The Rows are perhaps the most important visual representation of Chester.  They are very unique in both their design and their antiquity.  The best way to describe it would be:

They consist of buildings with shops or dwellings on the lowest two storeys. The shops or dwellings on the ground floor are often lower than the street and are entered by steps, which sometimes lead to a crypt-like vault. Those on the first floor are entered behind a continuous walkway, often with a sloping shelf between the walkway and the railings overlooking the street.  — courtesy of Wikipedia

In the picture above, you can see the white picket railings of the “continuous walkways” and the tops of the signs for the shops below them.  The walkways ingeniously allow you to shop and walk throughout the city while keeping dry, since rain is an ever-present (although not unpleasant) part of life in Northern England.  The Rows themselves date from the 17th century, although most were built far more recently, in Victorian times.

The Crypt
The Crypt, a pub in The Rows dating back to A.D. 1180. Yes, it really was a crypt at one time.

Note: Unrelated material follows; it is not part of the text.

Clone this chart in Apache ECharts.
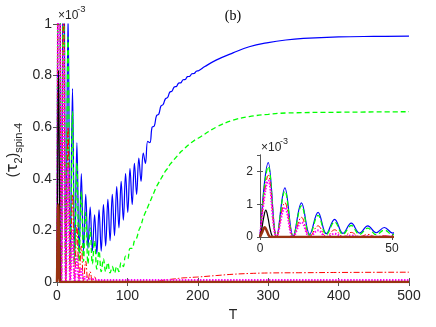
<!DOCTYPE html>
<html>
<head>
<meta charset="utf-8">
<script src="https://cdn.jsdelivr.net/npm/echarts@6/dist/echarts.min.js"></script>
<style>html,body{margin:0;padding:0;background:#fff;}#c{width:436px;height:327px;}</style>
</head>
<body>
<div id="c"></div>
<script>
// T values at successive half-periods (troughs / peaks of oscillation)
const tOsc = [0, 3.14, 6.28, 9.42, 12.57, 15.71, 18.85, 21.99, 25.13, 28.27,
  31.42, 34.56, 37.70, 40.84, 43.98, 47.12, 50.27, 53.41, 56.55, 59.69,
  62.83, 65.97, 69.12, 72.26, 75.40, 78.54, 81.68, 84.82, 87.96, 91.11,
  94.25, 97.39, 100.53, 103.67, 106.81, 109.96, 113.10, 116.24, 119.38, 122.52,
  125.66, 128.81, 131.95, 135.09, 138.23, 141.37, 144.51, 147.65, 150.80, 153.94,
  157.08, 160.22, 163.36, 166.50, 169.65, 172.79, 175.93, 179.07, 182.21, 185.35,
  188.50, 191.64, 194.78, 197.92, 201.06];

const blueOsc = [0, 2.27, 0.01, 1.50, 0.03, 1.04, 0.08, 0.75, 0.10, 0.54,
  0.11, 0.42, 0.12, 0.34, 0.13, 0.29, 0.12, 0.26, 0.11, 0.28,
  0.12, 0.30, 0.14, 0.32, 0.16, 0.34, 0.18, 0.37, 0.21, 0.39,
  0.24, 0.42, 0.27, 0.44, 0.30, 0.46, 0.34, 0.48, 0.39, 0.50,
  0.46, 0.545, 0.54, 0.60, 0.605, 0.645, 0.65, 0.682, 0.688, 0.71,
  0.715, 0.736, 0.74, 0.756, 0.758, 0.771, 0.772, 0.784, 0.785, 0.796,
  0.797, 0.807, 0.808, 0.817, 0.819];
const blueTail = [[210, 0.835], [226, 0.86], [250, 0.888], [273, 0.912], [300, 0.928],
  [325, 0.938], [350, 0.944], [400, 0.950], [450, 0.952], [500, 0.953]];

const greenOsc = [0, 2.15, 0.0, 1.40, 0.02, 0.95, 0.05, 0.66, 0.07, 0.46,
  0.08, 0.35, 0.08, 0.27, 0.07, 0.21, 0.07, 0.16, 0.05, 0.12,
  0.04, 0.09, 0.04, 0.075, 0.035, 0.06, 0.035, 0.06, 0.04, 0.075,
  0.06, 0.10, 0.09, 0.13, 0.13, 0.16, 0.17, 0.20, 0.22, 0.25,
  0.27, 0.29, 0.31, 0.33, 0.35, 0.37, 0.385, 0.40, 0.415, 0.43,
  0.44, 0.455, 0.465, 0.475, 0.485, 0.495, 0.505, 0.512, 0.52, 0.528,
  0.535, 0.542, 0.548, 0.554, 0.558];
const greenTail = [[226, 0.60], [250, 0.627], [273, 0.641], [300, 0.65], [325, 0.655],
  [400, 0.658], [500, 0.66]];

const redOsc = [0, 1.88, 0, 1.05, 0, 0.60, 0.01, 0.34, 0.01, 0.22,
  0.01, 0.14, 0.005, 0.08, 0.003, 0.04, 0.002, 0.02, 0.001, 0.008,
  0.001, 0.003, 0.001, 0.001, 0.001, 0.001, 0.001, 0.001, 0.001, 0.001,
  0.001, 0.001, 0.001, 0.001, 0.001, 0.001, 0.001, 0.001, 0.001, 0.001,
  0.001, 0.001, 0.001, 0.001, 0.001, 0.002, 0.003, 0.005, 0.007, 0.008,
  0.009, 0.010, 0.011, 0.012, 0.013, 0.014, 0.015, 0.016, 0.0165, 0.017,
  0.0175, 0.018, 0.0185, 0.019, 0.0195];
const redTail = [[226, 0.025], [250, 0.030], [273, 0.033], [300, 0.035], [350, 0.036],
  [400, 0.037], [500, 0.038]];

const magentaOsc = [0, 1.72, 0, 0.90, 0, 0.45, 0, 0.20, 0, 0.10,
  0, 0.05, 0.003, 0.02, 0.006, 0.012];
const magentaTail = [[60, 0.008], [500, 0.008]];

const blackData = [[0, 0], [0.7, 0.25], [1.4, 0.6], [2.2, 0.82], [3.0, 0.6], [3.8, 0.25],
  [4.6, 0.03], [5.5, 0], [500, 0]];
const brownData = [[0, 0], [0.7, 0.12], [1.8, 0.30], [2.6, 0.18], [3.3, 0.05], [4.0, 0], [500, 0]];

const xTicksMain = { min: 0, max: 500, interval: 100 };
const yTicksMain = { min: 0, max: 1, interval: 0.2 };
const xTicksInset = { min: 0, max: 50, interval: 50 };
const yTicksInset = { min: 0, max: 2.5, interval: 1 };

function zipOsc(vals, tail) {
  return vals.map((v, i) => [tOsc[i], v]).concat(tail);
}
const seriesDefs = [
  { name: 'blue', data: zipOsc(blueOsc, blueTail), color: '#0000ff', type: 'solid', width: 1.2 },
  { name: 'green', data: zipOsc(greenOsc, greenTail), color: '#00ff00', type: [5, 3], width: 1.3 },
  { name: 'red', data: zipOsc(redOsc, redTail), color: '#ff0000', type: [6, 2, 1.5, 2], width: 1 },
  { name: 'magenta', data: zipOsc(magentaOsc, magentaTail), color: '#ff00ff', type: [1.5, 1.5], width: 2 },
  { name: 'black', data: blackData, color: '#000000', type: 'solid', width: 1.2 },
  { name: 'brown', data: brownData, color: '#993311', type: 'solid', width: 2.5 }
];

const axisCol = '#555555';
const labCol = '#262626';
const fontFam = 'Liberation Sans, Arial, sans-serif';

function xa(grid, ticks, pos, show, fs, tl, extra) {
  return Object.assign({
    type: 'value', gridIndex: grid, position: pos, min: ticks.min, max: ticks.max, interval: ticks.interval,
    axisLine: { show: true, lineStyle: { color: axisCol, width: 1 } },
    axisTick: { show: true, inside: true, length: tl, lineStyle: { color: axisCol } },
    axisLabel: { show: show, color: labCol, fontSize: fs, fontFamily: fontFam, margin: 7 },
    splitLine: { show: false }
  }, extra || {});
}
function ya(grid, ticks, pos, show, fs, tl, extra) {
  return Object.assign({
    type: 'value', gridIndex: grid, position: pos, min: ticks.min, max: ticks.max, interval: ticks.interval,
    axisLine: { show: true, lineStyle: { color: axisCol, width: 1 } },
    axisTick: { show: true, inside: true, length: tl, lineStyle: { color: axisCol } },
    axisLabel: { show: show, color: labCol, fontSize: fs, fontFamily: fontFam, margin: 5, showMaxLabel: true },
    splitLine: { show: false }
  }, extra || {});
}

const series = [];
seriesDefs.forEach(s => {
  [[0, 0], [2, 2]].forEach(([xi, yi]) => {
    series.push({
      type: 'line', name: s.name, xAxisIndex: xi, yAxisIndex: yi, data: s.data,
      showSymbol: false, smooth: 0.4, clip: true,
      lineStyle: { color: s.color, width: s.width, type: s.type },
      itemStyle: { color: s.color }
    });
  });
});

const chart = echarts.init(document.getElementById('c'), null, { renderer: 'canvas' });
chart.setOption({
  animation: false,
  backgroundColor: '#fff',
  grid: [
    { left: 57, right: 27, top: 24, bottom: 45, show: false },
    { left: 260, right: 44, top: 155, bottom: 90, show: true, backgroundColor: '#fff', borderWidth: 0 }
  ],
  xAxis: [
    xa(0, xTicksMain, 'bottom', true, 14, 4, { name: 'T', nameLocation: 'middle', nameGap: 26,
      nameTextStyle: { color: labCol, fontSize: 14, fontFamily: fontFam } }),
    xa(0, xTicksMain, 'top', false, 14, 4),
    xa(1, xTicksInset, 'bottom', true, 12, 3, { axisLabel: { show: true, color: labCol, fontSize: 12, fontFamily: fontFam, margin: 6 } }),
    xa(1, xTicksInset, 'top', false, 12, 3)
  ],
  yAxis: [
    ya(0, yTicksMain, 'left', true, 14, 4),
    ya(0, yTicksMain, 'right', false, 14, 4),
    ya(1, yTicksInset, 'left', true, 12, 3, { axisLabel: { show: true, color: labCol, fontSize: 12, fontFamily: fontFam, margin: 7, showMaxLabel: false } }),
    ya(1, yTicksInset, 'right', false, 12, 3)
  ],
  graphic: [
    { type: 'text', x: 233, y: 16, style: { text: '(b)', align: 'center', verticalAlign: 'middle',
      font: '14px "Liberation Serif", "DejaVu Serif", serif', fill: '#000' } },
    { type: 'text', x: 58, y: 16, style: { text: '×10', align: 'left', verticalAlign: 'middle',
      font: '12px "Liberation Sans", Arial, sans-serif', fill: labCol } },
    { type: 'text', x: 77, y: 9.5, style: { text: '-3', align: 'left', verticalAlign: 'middle',
      font: '9.5px "Liberation Sans", Arial, sans-serif', fill: labCol } },
    { type: 'text', x: 261, y: 148, style: { text: '×10', align: 'left', verticalAlign: 'middle',
      font: '12px "Liberation Sans", Arial, sans-serif', fill: labCol } },
    { type: 'text', x: 280, y: 142, style: { text: '-3', align: 'left', verticalAlign: 'middle',
      font: '9px "Liberation Sans", Arial, sans-serif', fill: labCol } },
    { type: 'text', x: 13, y: 150, rotation: Math.PI / 2,
      style: { text: '({t|τ}{s|2}){s|spin-4}', align: 'center', verticalAlign: 'middle', fill: labCol,
        font: '14px "Liberation Sans", Arial, sans-serif',
        rich: {
          t: { fontSize: 15, fontFamily: 'DejaVu Sans', fill: labCol, lineHeight: 22, verticalAlign: 'middle' },
          s: { fontSize: 11, fontFamily: 'Liberation Sans', fill: labCol, lineHeight: 12, verticalAlign: 'bottom' }
        } } }
  ],
  series: series
});
</script>
</body>
</html>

This part of town also houses the most exquisite restaurants and pubs.  Richard and I had a terrible time choosing where to eat lunch and finally settled on, of all things, a French bistro that was absolutely heaving with people.  By this point in our trip, we’d had plenty of meat pies and heavy ales and desired something a bit lighter.  French bistro food sounded ideal.

Easter Time
We shall never forget what time of year we visited England…

We found a table for ourselves on the first storey (second floor, to us Amurricans) of cafe f.b., Boulangerie et Cafe Françaís on Northgate Street.  Their menu was simple and straighforward: an assortment of freshly-made sandwiches served with the soup du jour, potato-leek.  I went with the bacon and Brie sandwich, along with a cup of tea to warm my bones back to normal body temperature.  The sandwich was every bit as delicious as you’d expect something with those ingredients to be: toasty French bread, with thick, dusky strips of English bacon (so different from our own) and hot, bubbly hunks of Brie on top, melting down to the plate.  The potato-leek soup was heavy yet fresh, thanks to the strong taste of the leeks.  It was the perfect meal to fuel us on a cold, rainy English afternoon with much more walking ahead.

Fruit Stand
Fruit stands throughout the city, at every turn.